Supply chain insurance and business interruption insurance differ fundamentally in the location of the triggering event that activates coverage.

 

Business interruption insurance, formalized in Insurance Services Office (ISO) Form CP 00 30, responds exclusively to income loss resulting from direct physical damage to the policyholder’s own insured property. 

 

Supply chain insurance, encompassing contingent business interruption coverage and related products, compensates for income loss caused by disruptions at external locations within the manufacturer’s supply network. 

 

The distinction determines which party’s property must sustain damage for the insurance policy to respond to the manufacturer’s financial losses.

 

Traditional business interruption coverage operates through a material damage requirement, meaning the insured manufacturer’s facility must experience direct physical loss or damage from a covered peril before the policy responds. When fire destroys a manufacturing plant, the business interruption coverage compensates for lost income during the reconstruction period. 

 

The coverage calculates losses based on the business income formula established by ISO: net income the manufacturer would have earned plus continuing normal operating expenses that do not cease during the shutdown. The period of restoration extends from the damage date until the property is repaired or replaced with reasonable speed, typically limited to 12 months unless extended coverage is purchased.

Supply Chain Insurance vs. Business Interruption Insurance: What's the Difference?

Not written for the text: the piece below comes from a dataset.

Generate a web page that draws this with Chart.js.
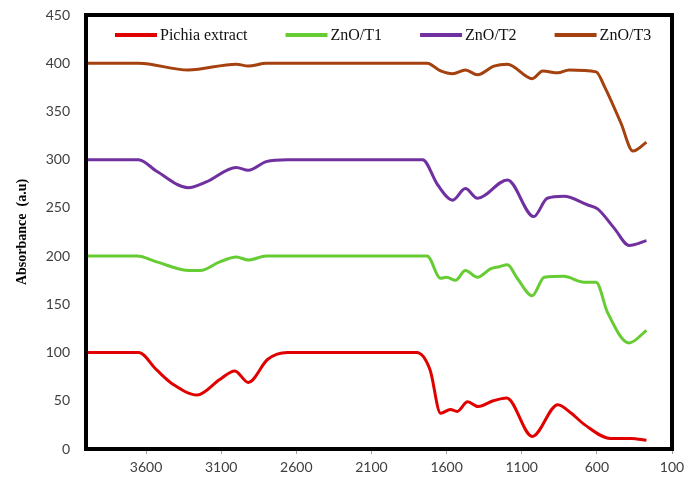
<!DOCTYPE html>
<html>
<head>
<meta charset="utf-8">
<script src="https://cdn.jsdelivr.net/npm/chart.js@4/dist/chart.umd.min.js"></script>
<style>
  html, body { margin: 0; padding: 0; background: #fff; }
  #wrap { width: 698px; height: 491px; position: relative; }
</style>
</head>
<body>
<div id="wrap"><canvas id="chart"></canvas></div>
<script>
// series labels + colours
const seriesNames = ['Pichia extract', 'ZnO/T1', 'ZnO/T2', 'ZnO/T3'];
const seriesColors = ['#e00000', '#66cc33', '#7030a0', '#a5400f'];

// wavenumber (cm-1) / absorbance
const redWn = [4000, 3650, 3530, 3420, 3260, 3110, 3010, 2920, 2790, 2660, 1800, 1710, 1640, 1575, 1530, 1460, 1390, 1290, 1200, 1030, 860, 770, 680, 510, 370, 270];
const redAbs = [100, 100, 82, 67, 56, 72, 81, 69, 93, 100, 100, 82, 37, 41, 39, 49, 44, 50, 53, 13, 46, 37, 25, 11, 11, 9];

const greenWn = [4000, 3660, 3530, 3310, 3240, 3110, 3000, 2920, 2800, 1730, 1640, 1600, 1540, 1475, 1395, 1305, 1250, 1195, 1130, 1030, 950, 820, 685, 605, 530, 385, 270];
const greenAbs = [200, 200, 194, 185, 185, 194, 199, 196, 200, 200, 177, 178, 175, 185, 178, 187, 189, 191, 177, 159, 178, 179, 173, 173, 142, 110, 123];

const purpleWn = [4000, 3650, 3530, 3320, 3200, 3000, 2920, 2800, 2660, 1760, 1660, 1560, 1475, 1395, 1195, 1020, 930, 820, 660, 595, 485, 385, 270];
const purpleAbs = [300, 300, 288, 271, 277, 292, 289, 298, 300, 300, 274, 258, 270, 260, 279, 241, 260, 262, 253, 249, 229, 211, 216];

const brownWn = [4000, 3650, 3320, 3000, 2920, 2800, 1730, 1640, 1560, 1475, 1395, 1285, 1195, 1030, 960, 860, 785, 605, 550, 440, 360, 270];
const brownAbs = [400, 400, 393, 399, 397, 400, 400, 392, 389, 393, 388, 397, 399, 384, 392, 390, 393, 391, 376, 338, 309, 318];

// axis ticks
const xTicks = [3600, 3100, 2600, 2100, 1600, 1100, 600, 100];
const yMin = 0, yMax = 450, yStep = 50;
const yTitle = 'Absorbance  (a.u)';

function toPoints(xs, ys) {
  return xs.map((x, i) => ({ x: x, y: ys[i] }));
}

const allSeries = [
  toPoints(redWn, redAbs),
  toPoints(greenWn, greenAbs),
  toPoints(purpleWn, purpleAbs),
  toPoints(brownWn, brownAbs)
];

// thick black frame round the plot area
const framePlugin = {
  id: 'frame',
  afterDatasetsDraw(chart) {
    const a = chart.chartArea;
    const ctx = chart.ctx;
    ctx.save();
    ctx.strokeStyle = '#000';
    ctx.lineWidth = 4;
    ctx.strokeRect(a.left, a.top, a.right - a.left, a.bottom - a.top);
    ctx.restore();
  }
};

// legend drawn inside the frame, one row
const innerLegend = {
  id: 'innerLegend',
  afterDraw(chart) {
    const a = chart.chartArea;
    const ctx = chart.ctx;
    ctx.save();
    ctx.font = '16px "Liberation Serif", "Times New Roman", serif';
    ctx.textBaseline = 'middle';
    let x = a.left + 29;
    const y = a.top + 20;
    chart.data.datasets.forEach(ds => {
      ctx.strokeStyle = ds.borderColor;
      ctx.lineWidth = 4;
      ctx.beginPath();
      ctx.moveTo(x, y);
      ctx.lineTo(x + 42, y);
      ctx.stroke();
      x += 45;
      ctx.fillStyle = '#111';
      ctx.fillText(ds.label, x, y + 1);
      x += ctx.measureText(ds.label).width + 38;
    });
    ctx.restore();
  }
};

const ctx = document.getElementById('chart').getContext('2d');
const chart = new Chart(ctx, {
  type: 'line',
  data: {
    datasets: allSeries.map((pts, i) => ({
      label: seriesNames[i],
      data: pts,
      borderColor: seriesColors[i],
      backgroundColor: seriesColors[i],
      borderWidth: 3,
      pointRadius: 0,
      fill: false,
      cubicInterpolationMode: 'monotone'
    }))
  },
  options: {
    responsive: true,
    maintainAspectRatio: false,
    animation: false,
    layout: { padding: { top: 15, right: 26, left: 0, bottom: 0 } },
    plugins: {
      legend: { display: false },
      tooltip: { enabled: false }
    },
    scales: {
      x: {
        type: 'linear',
        min: 100,
        max: 4000,
        reverse: true,
        afterBuildTicks: (scale) => {
          scale.ticks = xTicks.map(v => ({ value: v }));
        },
        afterFit: (scale) => { scale.height = 42; },
        grid: {
          display: true,
          drawOnChartArea: false,
          drawTicks: true,
          tickLength: 5,
          color: '#a0a0a0'
        },
        border: { display: false },
        ticks: {
          padding: 5,
          maxRotation: 0,
          autoSkip: false,
          color: '#404040',
          font: { family: 'Lato, "Noto Sans", sans-serif', size: 14 },
          callback: (v) => String(v)
        }
      },
      y: {
        min: yMin,
        max: yMax,
        afterFit: (scale) => {
          scale.width = 86;
          scale.paddingTop = 0;
          scale.paddingBottom = 0;
        },
        grid: { display: false, drawTicks: false },
        border: { display: false },
        ticks: {
          stepSize: yStep,
          padding: 16,
          color: '#404040',
          font: { family: 'Lato, "Noto Sans", sans-serif', size: 14 }
        },
        title: {
          display: true,
          text: yTitle,
          color: '#000',
          padding: { top: 14, bottom: 0 },
          font: { family: '"Liberation Serif", "Times New Roman", serif', size: 14, weight: 'bold' }
        }
      }
    }
  },
  plugins: [framePlugin, innerLegend]
});
</script>
</body>
</html>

Supply chain insurance removes the requirement that damage occur at the insured’s location. Coverage triggers when covered perils cause physical damage to dependent properties identified as contributing locations that supply materials or recipient locations that accept products. 

 

A manufacturer experiences no direct property damage but loses income because a sole-source supplier’s warehouse burns down, preventing raw material delivery. The contingent business interruption provision within the manufacturer’s policy responds to this external disruption. The Insurance Services Office defines dependent properties as locations operated by others that either supply materials essential to operations or accept the insured’s products.

 

The claims determination process differs significantly between these coverages. Business interruption claims require the manufacturer to demonstrate actual suspension of operations at its own facility and prove the causal connection between property damage and income loss. 

 

Supply chain insurance claims require additional proof that the disrupted external entity genuinely functioned as a dependent property essential to manufacturing operations. Insurers scrutinize whether alternative suppliers existed or whether the manufacturer maintained sufficient inventory to continue production despite the supplier disruption.

 

Coverage scope reflects these structural differences. Business interruption policies automatically cover all insured locations owned or operated by the policyholder. Supply chain coverage requires manufacturers to either schedule specific dependent properties by name or establish blanket coverage criteria defining which unnamed suppliers qualify. 

 

Premium allocation further distinguishes these products. Business interruption insurance pricing reflects the manufacturer’s own property values, revenue, and location-specific hazards. Supply chain insurance pricing incorporates additional factors including the number and geographic distribution of dependent properties, concentration risk from reliance on single suppliers, and the financial stability of entities within the supply network.

 

The National Association of Insurance Commissioners (NAIC) addresses scenarios where damage to a supplier’s facility also damages the manufacturer’s property, potentially triggering both business interruption and contingent business interruption coverages simultaneously. Most policies include coordination provisions preventing duplicate recovery for the same income loss.